### Data provided

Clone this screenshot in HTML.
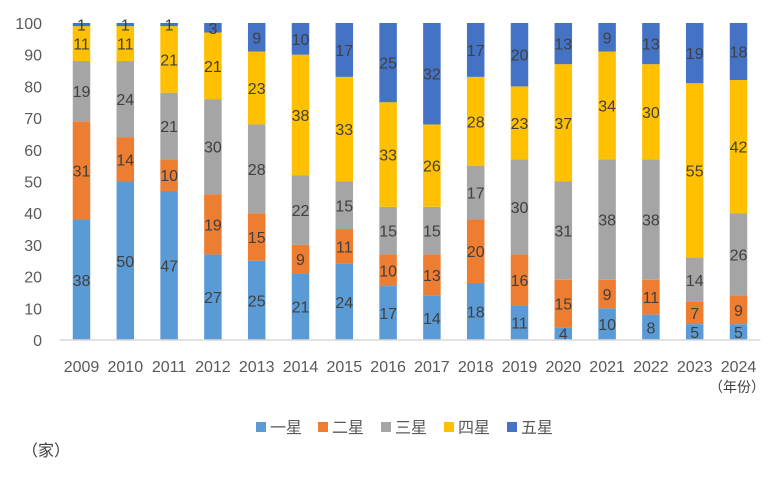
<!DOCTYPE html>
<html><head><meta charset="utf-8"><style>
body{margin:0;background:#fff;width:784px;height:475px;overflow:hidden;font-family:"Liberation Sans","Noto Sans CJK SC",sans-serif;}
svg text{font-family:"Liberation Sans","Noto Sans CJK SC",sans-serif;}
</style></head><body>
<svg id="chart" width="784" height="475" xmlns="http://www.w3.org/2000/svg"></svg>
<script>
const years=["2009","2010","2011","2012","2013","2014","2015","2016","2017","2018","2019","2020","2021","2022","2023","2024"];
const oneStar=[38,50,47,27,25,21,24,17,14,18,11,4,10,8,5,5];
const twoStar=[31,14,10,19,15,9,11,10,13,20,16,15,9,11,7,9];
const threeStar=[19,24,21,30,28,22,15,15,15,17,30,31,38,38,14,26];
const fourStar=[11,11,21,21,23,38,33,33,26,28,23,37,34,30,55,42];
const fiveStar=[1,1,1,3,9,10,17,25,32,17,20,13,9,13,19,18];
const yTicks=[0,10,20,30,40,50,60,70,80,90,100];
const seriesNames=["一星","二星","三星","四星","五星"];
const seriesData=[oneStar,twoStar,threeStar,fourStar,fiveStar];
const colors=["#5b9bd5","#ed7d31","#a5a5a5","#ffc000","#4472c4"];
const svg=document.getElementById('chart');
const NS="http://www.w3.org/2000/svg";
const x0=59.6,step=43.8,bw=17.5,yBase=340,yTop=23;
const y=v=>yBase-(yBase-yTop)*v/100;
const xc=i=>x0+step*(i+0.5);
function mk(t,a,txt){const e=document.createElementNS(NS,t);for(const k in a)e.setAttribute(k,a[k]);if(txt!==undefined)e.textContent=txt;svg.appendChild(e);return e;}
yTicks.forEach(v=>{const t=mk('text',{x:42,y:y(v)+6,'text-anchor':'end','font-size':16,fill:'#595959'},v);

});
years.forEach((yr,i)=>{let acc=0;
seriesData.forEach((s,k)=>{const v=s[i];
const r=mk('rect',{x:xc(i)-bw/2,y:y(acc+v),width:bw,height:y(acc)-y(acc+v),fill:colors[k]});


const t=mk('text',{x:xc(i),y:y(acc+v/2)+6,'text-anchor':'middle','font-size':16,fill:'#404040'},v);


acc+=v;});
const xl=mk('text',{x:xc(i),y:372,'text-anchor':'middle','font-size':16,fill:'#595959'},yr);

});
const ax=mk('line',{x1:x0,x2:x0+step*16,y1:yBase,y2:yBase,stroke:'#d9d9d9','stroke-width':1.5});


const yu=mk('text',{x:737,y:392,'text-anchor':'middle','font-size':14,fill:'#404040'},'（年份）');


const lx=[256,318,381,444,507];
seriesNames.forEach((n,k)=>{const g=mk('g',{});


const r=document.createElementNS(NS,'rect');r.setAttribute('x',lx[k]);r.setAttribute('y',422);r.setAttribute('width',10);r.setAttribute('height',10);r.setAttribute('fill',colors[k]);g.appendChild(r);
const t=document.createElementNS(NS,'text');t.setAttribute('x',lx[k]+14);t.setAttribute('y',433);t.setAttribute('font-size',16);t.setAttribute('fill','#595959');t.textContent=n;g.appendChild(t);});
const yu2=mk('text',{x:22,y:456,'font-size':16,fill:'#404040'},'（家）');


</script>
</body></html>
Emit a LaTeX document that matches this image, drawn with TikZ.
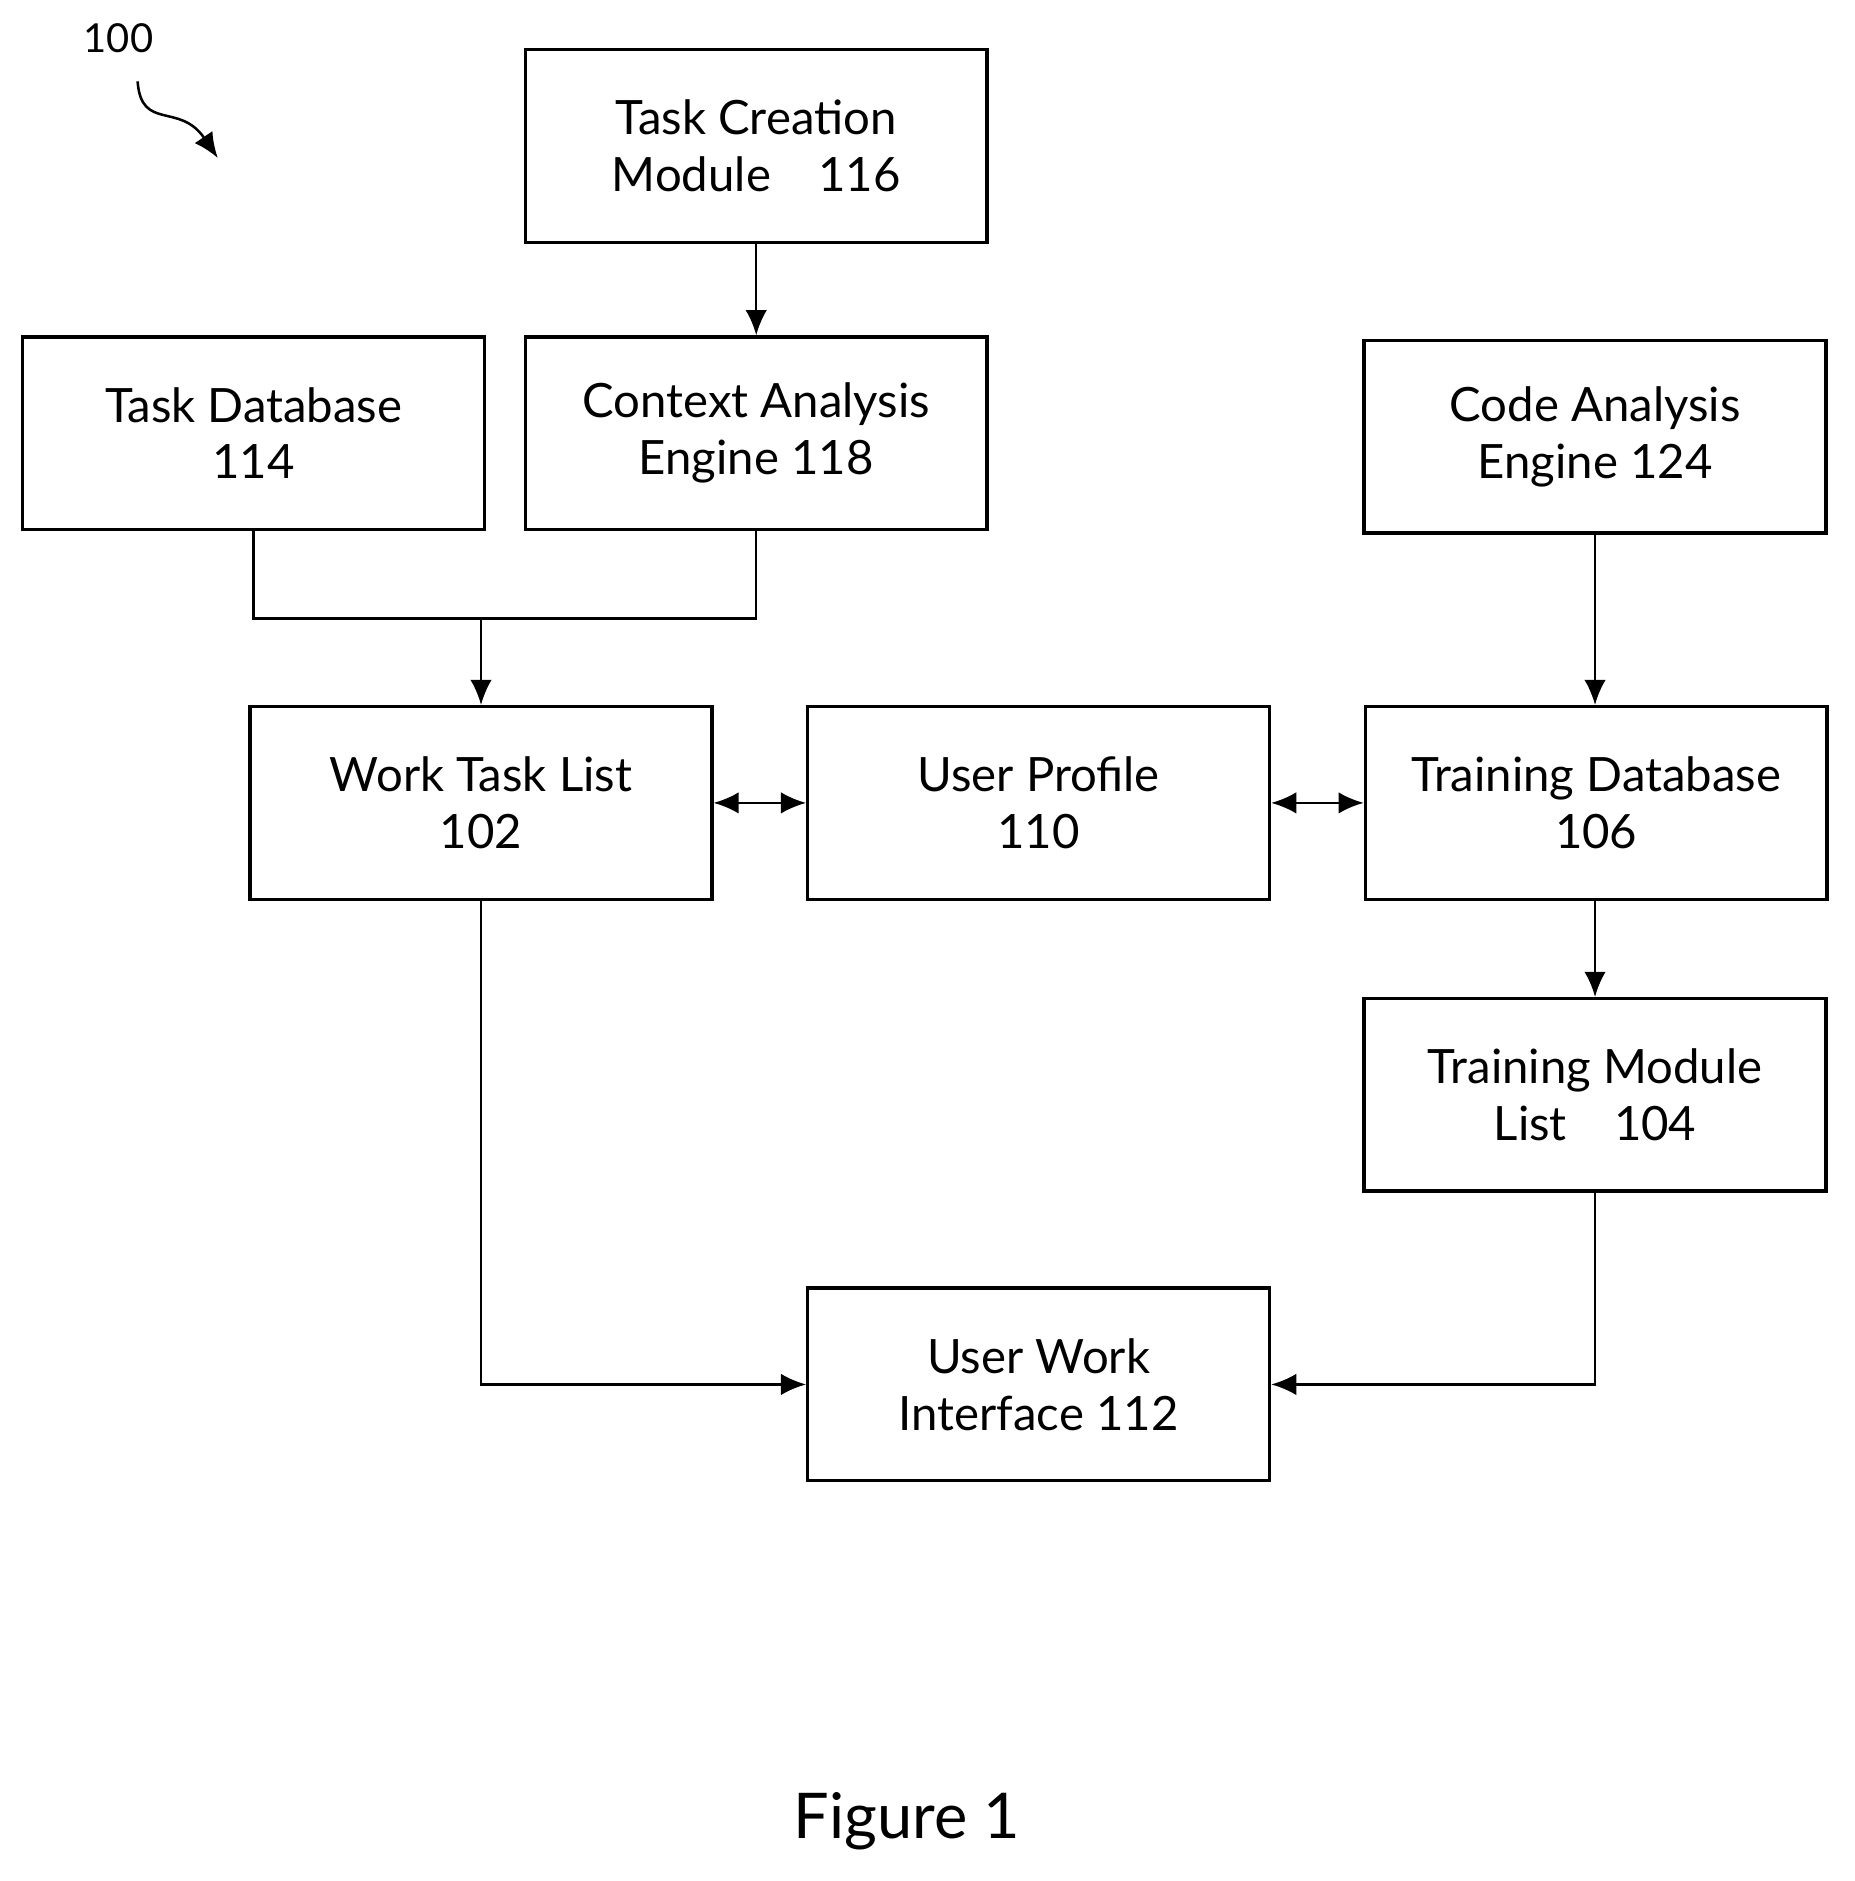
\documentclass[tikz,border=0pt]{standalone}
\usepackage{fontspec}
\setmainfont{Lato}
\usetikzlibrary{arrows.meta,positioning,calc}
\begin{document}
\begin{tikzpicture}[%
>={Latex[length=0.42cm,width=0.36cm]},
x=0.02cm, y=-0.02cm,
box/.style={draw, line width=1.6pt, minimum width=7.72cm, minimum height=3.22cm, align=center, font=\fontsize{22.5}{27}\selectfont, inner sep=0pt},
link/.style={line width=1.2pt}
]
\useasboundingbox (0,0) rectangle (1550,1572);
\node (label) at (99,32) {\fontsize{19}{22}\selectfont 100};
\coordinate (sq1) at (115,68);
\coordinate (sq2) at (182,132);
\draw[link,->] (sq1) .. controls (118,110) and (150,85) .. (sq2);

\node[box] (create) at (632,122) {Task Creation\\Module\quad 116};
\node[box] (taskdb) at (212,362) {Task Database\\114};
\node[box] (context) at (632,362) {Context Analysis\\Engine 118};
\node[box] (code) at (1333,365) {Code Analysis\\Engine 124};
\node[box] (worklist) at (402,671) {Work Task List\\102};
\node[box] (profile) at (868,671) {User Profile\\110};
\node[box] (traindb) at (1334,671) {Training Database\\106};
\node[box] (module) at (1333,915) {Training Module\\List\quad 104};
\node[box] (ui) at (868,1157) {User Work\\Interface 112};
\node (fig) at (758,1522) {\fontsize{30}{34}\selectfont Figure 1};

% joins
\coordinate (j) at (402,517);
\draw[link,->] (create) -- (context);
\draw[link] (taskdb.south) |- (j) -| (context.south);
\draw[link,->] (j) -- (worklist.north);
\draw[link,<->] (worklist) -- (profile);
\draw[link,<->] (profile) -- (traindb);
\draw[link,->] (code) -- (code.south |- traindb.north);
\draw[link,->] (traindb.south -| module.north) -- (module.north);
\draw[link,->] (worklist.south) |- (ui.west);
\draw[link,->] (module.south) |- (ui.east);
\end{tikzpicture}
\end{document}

### Set exercise
Reproduce every entry word for word, but skip any pictures.

### Solution to the problem
Clone this screenshot in HTML.
<!DOCTYPE html>
<html><head><meta charset="utf-8"><style>
body{margin:0;background:#fff;width:784px;height:475px;overflow:hidden;font-family:"Liberation Sans","Noto Sans CJK SC",sans-serif;}
svg text{font-family:"Liberation Sans","Noto Sans CJK SC",sans-serif;}
</style></head><body>
<svg id="chart" width="784" height="475" xmlns="http://www.w3.org/2000/svg"></svg>
<script>
const years=["2009","2010","2011","2012","2013","2014","2015","2016","2017","2018","2019","2020","2021","2022","2023","2024"];
const oneStar=[38,50,47,27,25,21,24,17,14,18,11,4,10,8,5,5];
const twoStar=[31,14,10,19,15,9,11,10,13,20,16,15,9,11,7,9];
const threeStar=[19,24,21,30,28,22,15,15,15,17,30,31,38,38,14,26];
const fourStar=[11,11,21,21,23,38,33,33,26,28,23,37,34,30,55,42];
const fiveStar=[1,1,1,3,9,10,17,25,32,17,20,13,9,13,19,18];
const yTicks=[0,10,20,30,40,50,60,70,80,90,100];
const seriesNames=["一星","二星","三星","四星","五星"];
const seriesData=[oneStar,twoStar,threeStar,fourStar,fiveStar];
const colors=["#5b9bd5","#ed7d31","#a5a5a5","#ffc000","#4472c4"];
const svg=document.getElementById('chart');
const NS="http://www.w3.org/2000/svg";
const x0=59.6,step=43.8,bw=17.5,yBase=340,yTop=23;
const y=v=>yBase-(yBase-yTop)*v/100;
const xc=i=>x0+step*(i+0.5);
function mk(t,a,txt){const e=document.createElementNS(NS,t);for(const k in a)e.setAttribute(k,a[k]);if(txt!==undefined)e.textContent=txt;svg.appendChild(e);return e;}
yTicks.forEach(v=>{const t=mk('text',{x:42,y:y(v)+6,'text-anchor':'end','font-size':16,fill:'#595959'},v);

});
years.forEach((yr,i)=>{let acc=0;
seriesData.forEach((s,k)=>{const v=s[i];
const r=mk('rect',{x:xc(i)-bw/2,y:y(acc+v),width:bw,height:y(acc)-y(acc+v),fill:colors[k]});


const t=mk('text',{x:xc(i),y:y(acc+v/2)+6,'text-anchor':'middle','font-size':16,fill:'#404040'},v);


acc+=v;});
const xl=mk('text',{x:xc(i),y:372,'text-anchor':'middle','font-size':16,fill:'#595959'},yr);

});
const ax=mk('line',{x1:x0,x2:x0+step*16,y1:yBase,y2:yBase,stroke:'#d9d9d9','stroke-width':1.5});


const yu=mk('text',{x:737,y:392,'text-anchor':'middle','font-size':14,fill:'#404040'},'（年份）');


const lx=[256,318,381,444,507];
seriesNames.forEach((n,k)=>{const g=mk('g',{});


const r=document.createElementNS(NS,'rect');r.setAttribute('x',lx[k]);r.setAttribute('y',422);r.setAttribute('width',10);r.setAttribute('height',10);r.setAttribute('fill',colors[k]);g.appendChild(r);
const t=document.createElementNS(NS,'text');t.setAttribute('x',lx[k]+14);t.setAttribute('y',433);t.setAttribute('font-size',16);t.setAttribute('fill','#595959');t.textContent=n;g.appendChild(t);});
const yu2=mk('text',{x:22,y:456,'font-size':16,fill:'#404040'},'（家）');


</script>
</body></html>
Emit a LaTeX document that matches this image, drawn with TikZ.
\documentclass[tikz,border=0pt]{standalone}
\usepackage{fontspec}
\setmainfont{Lato}
\usetikzlibrary{arrows.meta,positioning,calc}
\begin{document}
\begin{tikzpicture}[%
>={Latex[length=0.42cm,width=0.36cm]},
x=0.02cm, y=-0.02cm,
box/.style={draw, line width=1.6pt, minimum width=7.72cm, minimum height=3.22cm, align=center, font=\fontsize{22.5}{27}\selectfont, inner sep=0pt},
link/.style={line width=1.2pt}
]
\useasboundingbox (0,0) rectangle (1550,1572);
\node (label) at (99,32) {\fontsize{19}{22}\selectfont 100};
\coordinate (sq1) at (115,68);
\coordinate (sq2) at (182,132);
\draw[link,->] (sq1) .. controls (118,110) and (150,85) .. (sq2);

\node[box] (create) at (632,122) {Task Creation\\Module\quad 116};
\node[box] (taskdb) at (212,362) {Task Database\\114};
\node[box] (context) at (632,362) {Context Analysis\\Engine 118};
\node[box] (code) at (1333,365) {Code Analysis\\Engine 124};
\node[box] (worklist) at (402,671) {Work Task List\\102};
\node[box] (profile) at (868,671) {User Profile\\110};
\node[box] (traindb) at (1334,671) {Training Database\\106};
\node[box] (module) at (1333,915) {Training Module\\List\quad 104};
\node[box] (ui) at (868,1157) {User Work\\Interface 112};
\node (fig) at (758,1522) {\fontsize{30}{34}\selectfont Figure 1};

% joins
\coordinate (j) at (402,517);
\draw[link,->] (create) -- (context);
\draw[link] (taskdb.south) |- (j) -| (context.south);
\draw[link,->] (j) -- (worklist.north);
\draw[link,<->] (worklist) -- (profile);
\draw[link,<->] (profile) -- (traindb);
\draw[link,->] (code) -- (code.south |- traindb.north);
\draw[link,->] (traindb.south -| module.north) -- (module.north);
\draw[link,->] (worklist.south) |- (ui.west);
\draw[link,->] (module.south) |- (ui.east);
\end{tikzpicture}
\end{document}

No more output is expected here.